TASK INPUT:
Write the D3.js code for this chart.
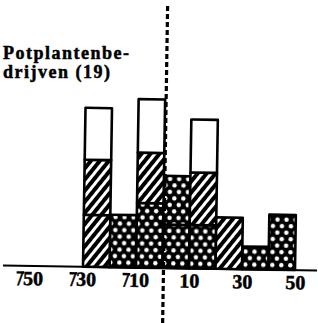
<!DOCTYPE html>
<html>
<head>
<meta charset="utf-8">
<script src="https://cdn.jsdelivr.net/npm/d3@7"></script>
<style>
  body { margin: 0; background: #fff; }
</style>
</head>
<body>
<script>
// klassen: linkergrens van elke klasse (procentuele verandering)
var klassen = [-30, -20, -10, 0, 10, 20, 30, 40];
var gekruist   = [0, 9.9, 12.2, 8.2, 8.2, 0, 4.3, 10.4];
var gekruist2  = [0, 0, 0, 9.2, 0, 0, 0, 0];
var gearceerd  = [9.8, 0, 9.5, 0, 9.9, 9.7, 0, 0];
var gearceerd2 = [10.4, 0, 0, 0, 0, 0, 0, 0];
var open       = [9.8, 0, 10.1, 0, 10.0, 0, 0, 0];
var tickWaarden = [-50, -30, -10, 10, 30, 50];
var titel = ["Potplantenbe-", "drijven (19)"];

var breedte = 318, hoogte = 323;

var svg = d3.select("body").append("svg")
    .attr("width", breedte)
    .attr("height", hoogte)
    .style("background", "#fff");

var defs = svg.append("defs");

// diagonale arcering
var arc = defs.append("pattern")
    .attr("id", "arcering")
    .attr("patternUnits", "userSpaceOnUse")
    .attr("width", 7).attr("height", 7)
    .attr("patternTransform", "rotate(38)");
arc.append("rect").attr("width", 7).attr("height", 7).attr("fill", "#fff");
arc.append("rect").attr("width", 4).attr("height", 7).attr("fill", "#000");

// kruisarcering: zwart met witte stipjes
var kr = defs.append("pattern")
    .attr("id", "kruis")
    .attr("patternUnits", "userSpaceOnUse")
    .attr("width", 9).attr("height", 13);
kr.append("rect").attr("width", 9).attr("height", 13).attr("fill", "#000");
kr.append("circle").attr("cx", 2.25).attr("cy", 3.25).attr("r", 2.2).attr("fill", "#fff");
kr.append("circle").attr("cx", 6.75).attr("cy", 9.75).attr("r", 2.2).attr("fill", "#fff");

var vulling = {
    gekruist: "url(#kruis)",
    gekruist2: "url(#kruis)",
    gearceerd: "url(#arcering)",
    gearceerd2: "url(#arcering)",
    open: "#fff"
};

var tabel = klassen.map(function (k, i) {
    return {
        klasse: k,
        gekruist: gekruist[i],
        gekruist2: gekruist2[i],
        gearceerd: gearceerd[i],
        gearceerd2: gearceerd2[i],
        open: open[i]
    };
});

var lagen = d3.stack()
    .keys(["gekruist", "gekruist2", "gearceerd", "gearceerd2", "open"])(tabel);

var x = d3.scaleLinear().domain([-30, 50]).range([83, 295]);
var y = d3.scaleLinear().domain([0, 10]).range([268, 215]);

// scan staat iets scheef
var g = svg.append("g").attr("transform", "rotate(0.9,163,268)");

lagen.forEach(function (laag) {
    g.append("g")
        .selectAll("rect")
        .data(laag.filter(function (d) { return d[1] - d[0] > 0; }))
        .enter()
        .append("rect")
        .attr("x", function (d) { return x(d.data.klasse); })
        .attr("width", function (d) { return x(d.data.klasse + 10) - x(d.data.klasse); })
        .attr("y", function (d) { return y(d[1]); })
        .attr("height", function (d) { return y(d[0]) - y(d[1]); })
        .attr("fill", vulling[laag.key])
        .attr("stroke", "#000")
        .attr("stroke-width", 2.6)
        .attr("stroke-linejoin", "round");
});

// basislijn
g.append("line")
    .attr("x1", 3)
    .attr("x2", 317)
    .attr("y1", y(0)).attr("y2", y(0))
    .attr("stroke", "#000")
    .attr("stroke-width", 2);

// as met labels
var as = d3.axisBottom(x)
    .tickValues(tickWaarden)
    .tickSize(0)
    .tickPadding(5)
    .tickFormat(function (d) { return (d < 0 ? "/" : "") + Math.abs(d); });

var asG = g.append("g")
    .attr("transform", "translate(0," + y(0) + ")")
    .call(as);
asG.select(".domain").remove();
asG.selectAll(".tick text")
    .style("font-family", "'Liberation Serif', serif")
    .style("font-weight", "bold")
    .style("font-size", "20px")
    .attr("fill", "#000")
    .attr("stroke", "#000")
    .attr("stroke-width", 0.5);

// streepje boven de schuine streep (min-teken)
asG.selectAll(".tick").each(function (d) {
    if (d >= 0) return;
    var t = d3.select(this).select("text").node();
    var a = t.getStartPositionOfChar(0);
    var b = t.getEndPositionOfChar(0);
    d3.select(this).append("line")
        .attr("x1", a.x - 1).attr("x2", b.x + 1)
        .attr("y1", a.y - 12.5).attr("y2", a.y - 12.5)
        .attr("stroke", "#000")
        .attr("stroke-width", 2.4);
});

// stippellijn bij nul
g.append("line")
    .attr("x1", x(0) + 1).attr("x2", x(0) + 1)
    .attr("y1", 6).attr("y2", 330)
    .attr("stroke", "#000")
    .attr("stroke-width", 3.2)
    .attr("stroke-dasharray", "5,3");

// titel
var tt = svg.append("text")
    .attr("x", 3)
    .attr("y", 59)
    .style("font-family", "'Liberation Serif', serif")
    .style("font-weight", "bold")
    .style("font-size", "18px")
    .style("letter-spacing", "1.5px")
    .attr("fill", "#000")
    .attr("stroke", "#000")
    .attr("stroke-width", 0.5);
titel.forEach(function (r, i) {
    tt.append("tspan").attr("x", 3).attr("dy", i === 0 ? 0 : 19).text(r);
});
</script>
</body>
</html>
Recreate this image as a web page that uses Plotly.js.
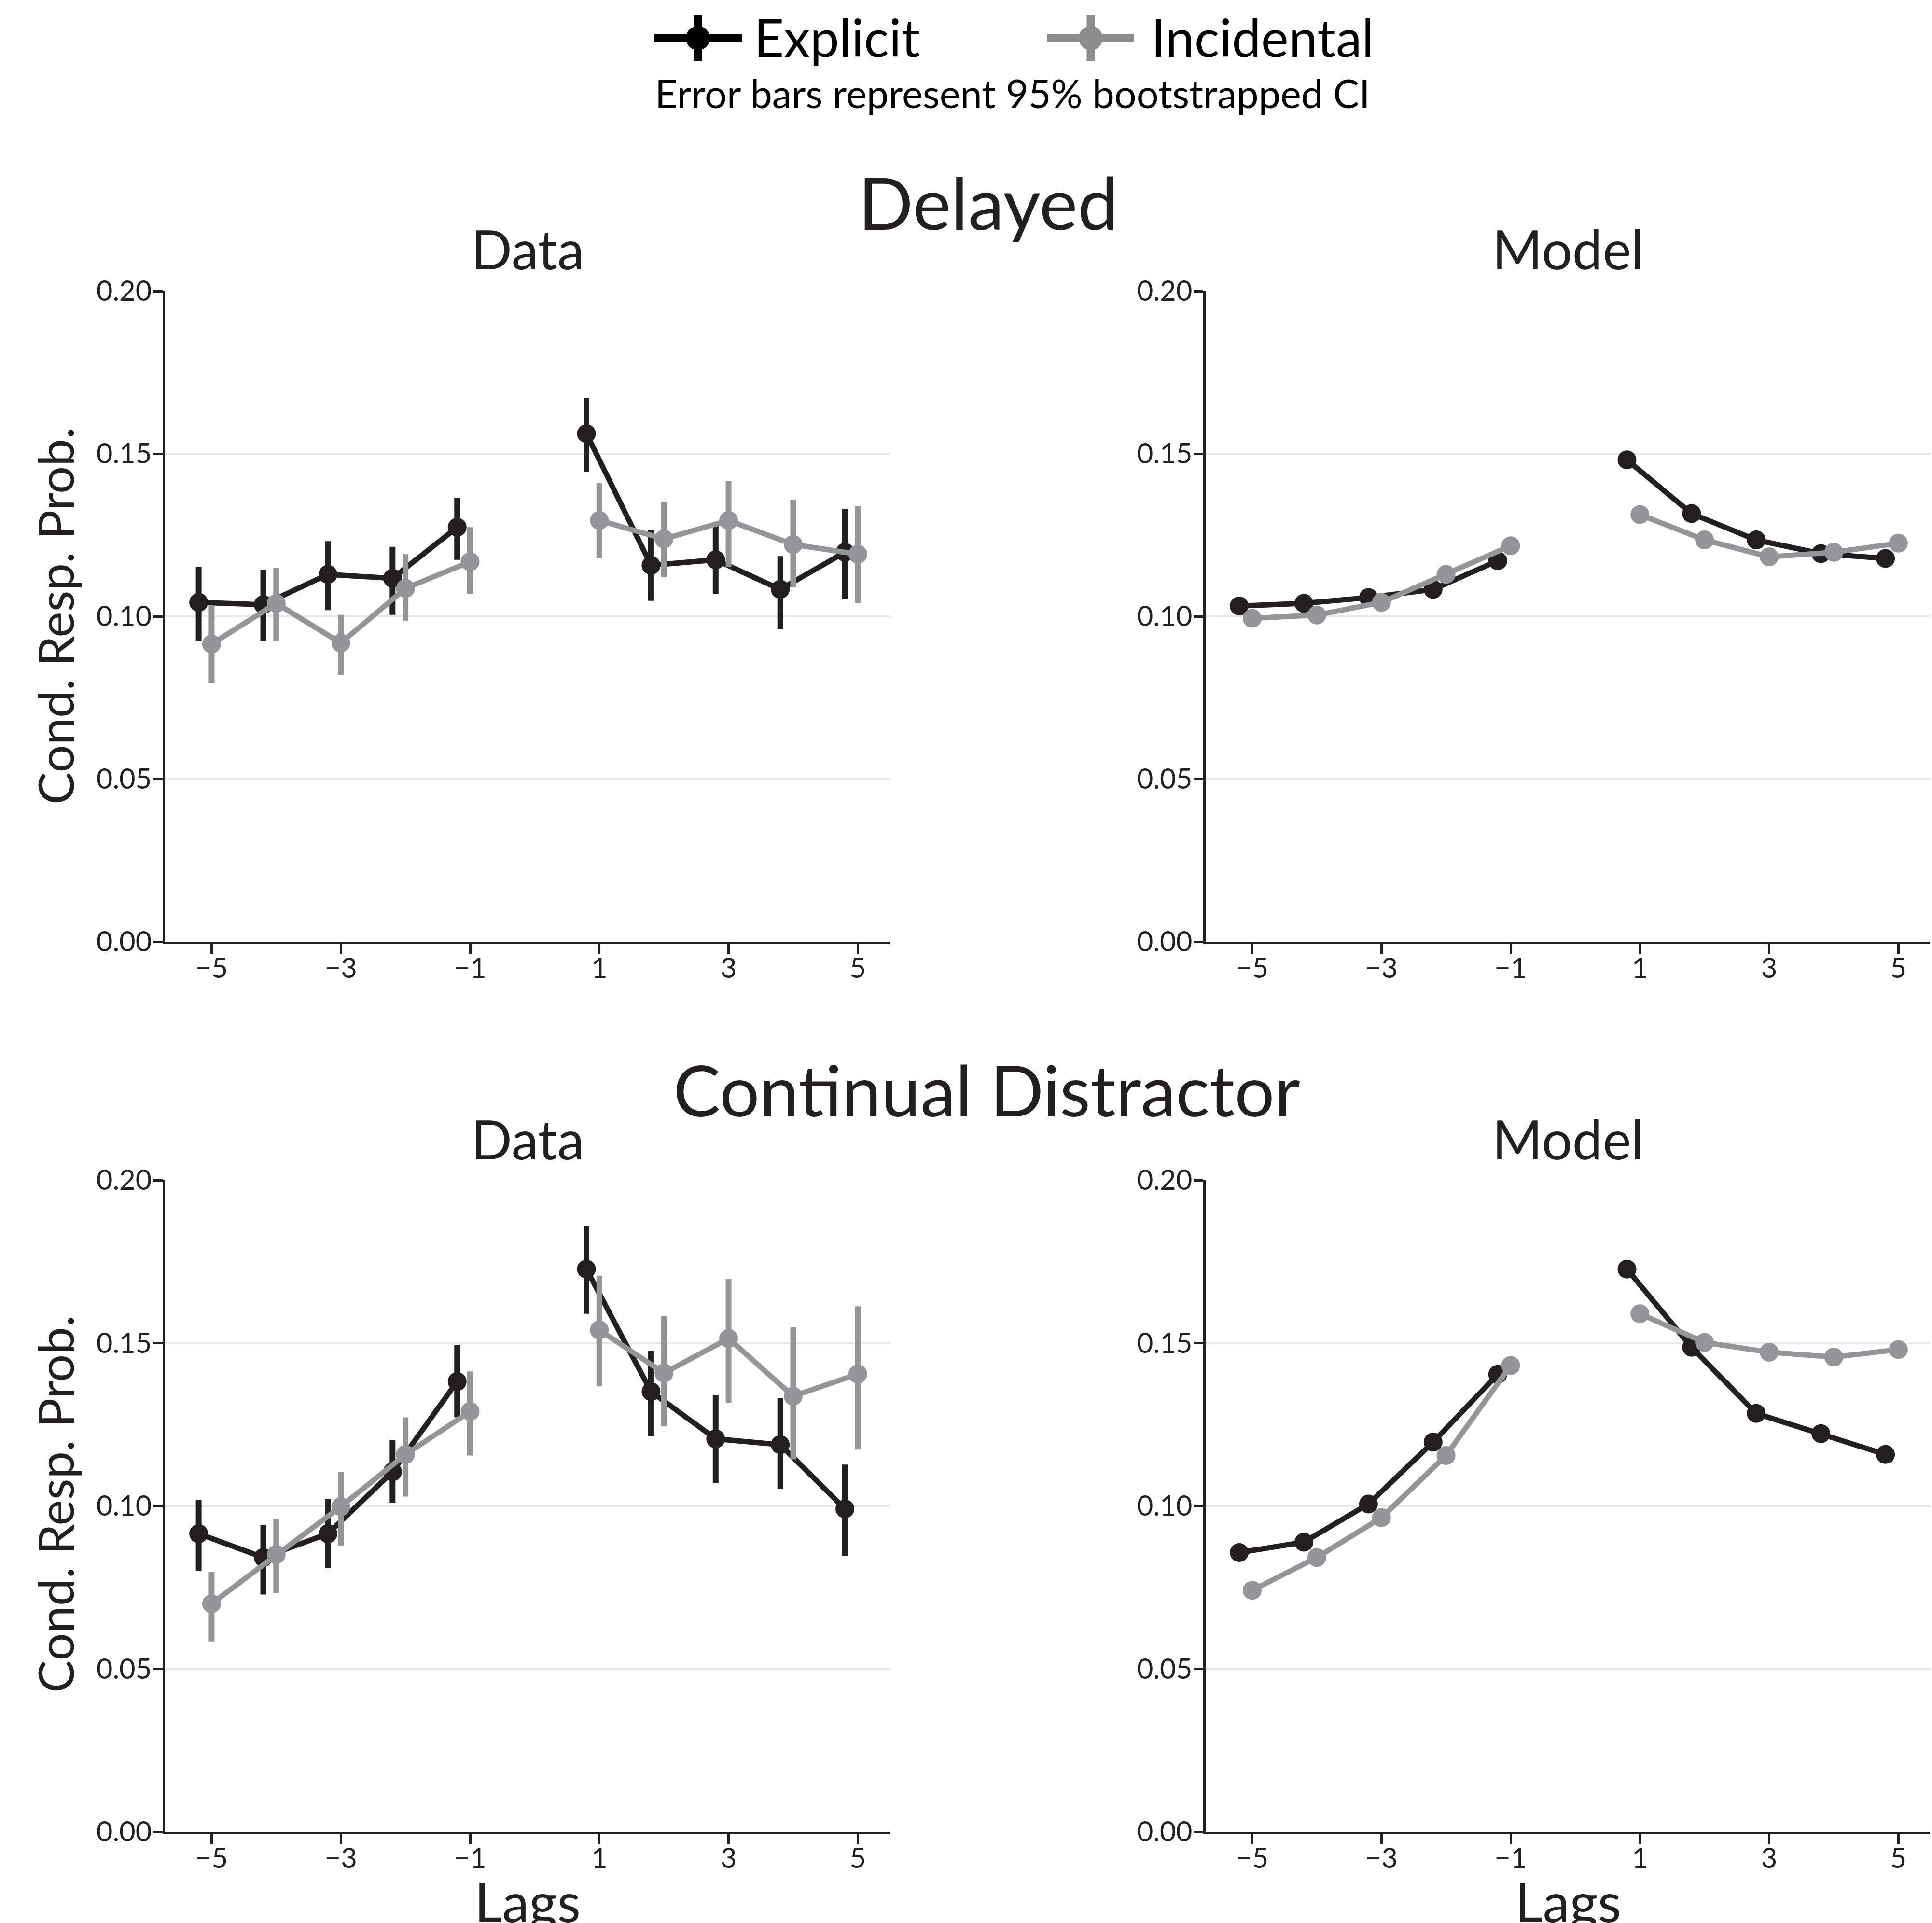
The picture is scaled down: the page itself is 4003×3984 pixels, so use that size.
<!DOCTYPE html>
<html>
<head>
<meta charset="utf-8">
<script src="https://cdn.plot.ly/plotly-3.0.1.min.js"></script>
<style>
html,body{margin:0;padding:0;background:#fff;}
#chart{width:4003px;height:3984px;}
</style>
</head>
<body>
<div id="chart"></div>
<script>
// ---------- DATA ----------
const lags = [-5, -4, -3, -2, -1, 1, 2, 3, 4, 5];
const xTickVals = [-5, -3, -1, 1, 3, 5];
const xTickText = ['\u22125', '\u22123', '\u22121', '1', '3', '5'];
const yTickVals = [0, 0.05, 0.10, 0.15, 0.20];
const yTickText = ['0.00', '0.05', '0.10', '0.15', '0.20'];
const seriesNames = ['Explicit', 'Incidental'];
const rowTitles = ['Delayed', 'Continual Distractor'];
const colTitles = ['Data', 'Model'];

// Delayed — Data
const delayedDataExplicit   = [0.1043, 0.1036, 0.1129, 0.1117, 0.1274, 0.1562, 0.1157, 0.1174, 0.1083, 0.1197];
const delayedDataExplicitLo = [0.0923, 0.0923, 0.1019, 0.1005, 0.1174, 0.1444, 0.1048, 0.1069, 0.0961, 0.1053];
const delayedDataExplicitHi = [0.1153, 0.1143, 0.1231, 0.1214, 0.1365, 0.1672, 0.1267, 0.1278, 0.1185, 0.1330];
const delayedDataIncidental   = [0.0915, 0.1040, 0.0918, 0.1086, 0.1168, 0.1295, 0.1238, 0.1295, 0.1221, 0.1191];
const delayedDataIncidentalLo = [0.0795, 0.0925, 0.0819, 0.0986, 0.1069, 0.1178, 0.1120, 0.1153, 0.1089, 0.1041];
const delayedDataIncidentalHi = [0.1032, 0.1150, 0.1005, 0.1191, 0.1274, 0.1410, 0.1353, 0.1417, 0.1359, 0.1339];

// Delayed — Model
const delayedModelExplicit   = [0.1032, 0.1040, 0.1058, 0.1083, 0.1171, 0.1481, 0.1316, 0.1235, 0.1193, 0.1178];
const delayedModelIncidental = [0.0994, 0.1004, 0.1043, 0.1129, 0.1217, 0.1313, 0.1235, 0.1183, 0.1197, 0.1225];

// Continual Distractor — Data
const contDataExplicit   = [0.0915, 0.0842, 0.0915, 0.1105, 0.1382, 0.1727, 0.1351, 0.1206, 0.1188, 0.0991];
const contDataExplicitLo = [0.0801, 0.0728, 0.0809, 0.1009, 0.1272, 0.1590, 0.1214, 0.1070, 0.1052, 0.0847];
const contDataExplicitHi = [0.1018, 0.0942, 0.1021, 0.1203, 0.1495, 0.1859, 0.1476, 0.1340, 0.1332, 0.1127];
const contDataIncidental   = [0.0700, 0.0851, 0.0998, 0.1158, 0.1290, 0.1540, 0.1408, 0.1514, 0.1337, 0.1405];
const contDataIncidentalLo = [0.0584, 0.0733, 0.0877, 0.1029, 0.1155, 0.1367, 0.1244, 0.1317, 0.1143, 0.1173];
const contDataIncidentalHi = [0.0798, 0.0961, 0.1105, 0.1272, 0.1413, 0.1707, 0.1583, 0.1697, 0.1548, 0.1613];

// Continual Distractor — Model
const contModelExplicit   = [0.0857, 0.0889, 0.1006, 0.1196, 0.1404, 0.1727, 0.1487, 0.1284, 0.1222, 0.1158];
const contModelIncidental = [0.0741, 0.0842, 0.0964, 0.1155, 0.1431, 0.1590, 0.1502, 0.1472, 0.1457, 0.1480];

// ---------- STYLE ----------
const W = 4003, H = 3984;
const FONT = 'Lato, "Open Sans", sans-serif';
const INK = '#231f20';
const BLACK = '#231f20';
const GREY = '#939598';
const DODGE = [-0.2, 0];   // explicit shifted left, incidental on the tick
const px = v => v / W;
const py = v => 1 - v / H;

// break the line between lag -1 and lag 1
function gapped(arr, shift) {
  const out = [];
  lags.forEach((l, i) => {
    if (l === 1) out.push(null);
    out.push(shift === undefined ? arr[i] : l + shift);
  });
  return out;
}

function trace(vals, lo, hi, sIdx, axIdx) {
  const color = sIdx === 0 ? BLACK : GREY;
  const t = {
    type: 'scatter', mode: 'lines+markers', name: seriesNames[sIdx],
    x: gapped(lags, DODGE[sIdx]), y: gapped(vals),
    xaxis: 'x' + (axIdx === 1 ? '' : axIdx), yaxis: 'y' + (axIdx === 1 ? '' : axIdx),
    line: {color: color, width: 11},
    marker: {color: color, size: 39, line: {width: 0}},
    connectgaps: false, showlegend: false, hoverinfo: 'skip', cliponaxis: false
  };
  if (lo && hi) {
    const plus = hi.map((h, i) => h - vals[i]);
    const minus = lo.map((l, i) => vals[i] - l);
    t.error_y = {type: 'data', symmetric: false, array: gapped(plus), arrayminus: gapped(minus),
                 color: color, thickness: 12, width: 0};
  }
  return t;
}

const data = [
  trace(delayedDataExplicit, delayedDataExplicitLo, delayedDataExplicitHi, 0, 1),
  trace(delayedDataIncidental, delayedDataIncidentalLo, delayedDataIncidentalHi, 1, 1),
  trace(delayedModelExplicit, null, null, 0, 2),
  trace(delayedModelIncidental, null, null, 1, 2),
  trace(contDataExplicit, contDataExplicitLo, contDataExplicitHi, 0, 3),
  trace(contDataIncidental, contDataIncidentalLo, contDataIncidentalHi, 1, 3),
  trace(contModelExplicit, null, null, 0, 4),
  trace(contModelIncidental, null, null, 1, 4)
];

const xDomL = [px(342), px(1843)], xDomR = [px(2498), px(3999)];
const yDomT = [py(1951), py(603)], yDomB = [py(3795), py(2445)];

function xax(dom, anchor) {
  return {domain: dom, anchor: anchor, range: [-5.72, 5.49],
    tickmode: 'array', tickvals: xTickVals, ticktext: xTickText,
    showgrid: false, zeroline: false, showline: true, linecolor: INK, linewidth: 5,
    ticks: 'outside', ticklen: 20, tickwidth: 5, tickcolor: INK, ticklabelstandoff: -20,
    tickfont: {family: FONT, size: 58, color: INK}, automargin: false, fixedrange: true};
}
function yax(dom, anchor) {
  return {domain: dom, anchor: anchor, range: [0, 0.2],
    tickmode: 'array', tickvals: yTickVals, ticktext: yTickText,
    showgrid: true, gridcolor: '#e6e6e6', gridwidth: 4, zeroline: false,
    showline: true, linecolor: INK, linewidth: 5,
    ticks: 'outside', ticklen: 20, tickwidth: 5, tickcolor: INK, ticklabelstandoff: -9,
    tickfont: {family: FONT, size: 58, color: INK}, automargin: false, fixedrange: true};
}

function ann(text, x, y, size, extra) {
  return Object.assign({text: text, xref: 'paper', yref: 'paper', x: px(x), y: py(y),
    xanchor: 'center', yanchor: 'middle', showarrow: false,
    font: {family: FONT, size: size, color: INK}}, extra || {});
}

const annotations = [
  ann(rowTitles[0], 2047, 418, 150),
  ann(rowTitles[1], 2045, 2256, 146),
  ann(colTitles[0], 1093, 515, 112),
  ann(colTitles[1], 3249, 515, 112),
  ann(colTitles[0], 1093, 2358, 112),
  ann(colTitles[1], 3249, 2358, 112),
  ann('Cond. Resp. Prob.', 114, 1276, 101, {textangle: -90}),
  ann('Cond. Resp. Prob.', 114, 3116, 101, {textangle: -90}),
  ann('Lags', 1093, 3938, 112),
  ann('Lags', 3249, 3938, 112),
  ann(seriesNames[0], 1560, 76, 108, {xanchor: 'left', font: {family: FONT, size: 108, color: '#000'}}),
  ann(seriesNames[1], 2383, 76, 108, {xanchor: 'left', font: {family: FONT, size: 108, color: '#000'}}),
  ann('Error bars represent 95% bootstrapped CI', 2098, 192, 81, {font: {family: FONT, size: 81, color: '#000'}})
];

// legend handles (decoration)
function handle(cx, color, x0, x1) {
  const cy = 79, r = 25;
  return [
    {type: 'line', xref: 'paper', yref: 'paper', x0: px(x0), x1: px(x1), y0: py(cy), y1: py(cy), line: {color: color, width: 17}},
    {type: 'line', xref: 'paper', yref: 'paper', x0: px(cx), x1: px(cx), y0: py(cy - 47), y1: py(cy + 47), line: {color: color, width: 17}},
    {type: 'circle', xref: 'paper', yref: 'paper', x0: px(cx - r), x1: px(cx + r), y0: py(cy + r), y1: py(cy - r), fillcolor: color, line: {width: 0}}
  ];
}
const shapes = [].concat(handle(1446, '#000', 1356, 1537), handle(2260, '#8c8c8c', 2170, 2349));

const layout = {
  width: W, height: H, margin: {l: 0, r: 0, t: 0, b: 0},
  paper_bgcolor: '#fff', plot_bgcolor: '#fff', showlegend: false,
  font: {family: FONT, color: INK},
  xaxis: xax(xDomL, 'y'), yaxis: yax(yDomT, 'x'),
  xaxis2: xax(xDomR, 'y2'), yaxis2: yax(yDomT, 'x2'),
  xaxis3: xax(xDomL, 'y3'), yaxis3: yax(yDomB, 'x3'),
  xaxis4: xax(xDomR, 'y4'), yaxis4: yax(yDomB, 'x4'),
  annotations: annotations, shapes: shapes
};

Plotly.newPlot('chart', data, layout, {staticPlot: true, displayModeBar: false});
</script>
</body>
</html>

YOUR TASK: Identify the lines in the entries above that contain "page", then copy them out.

REPLY TO THE TASK:
Recreate this image as a web page that uses Plotly.js.
The picture is scaled down: the page itself is 4003×3984 pixels, so use that size.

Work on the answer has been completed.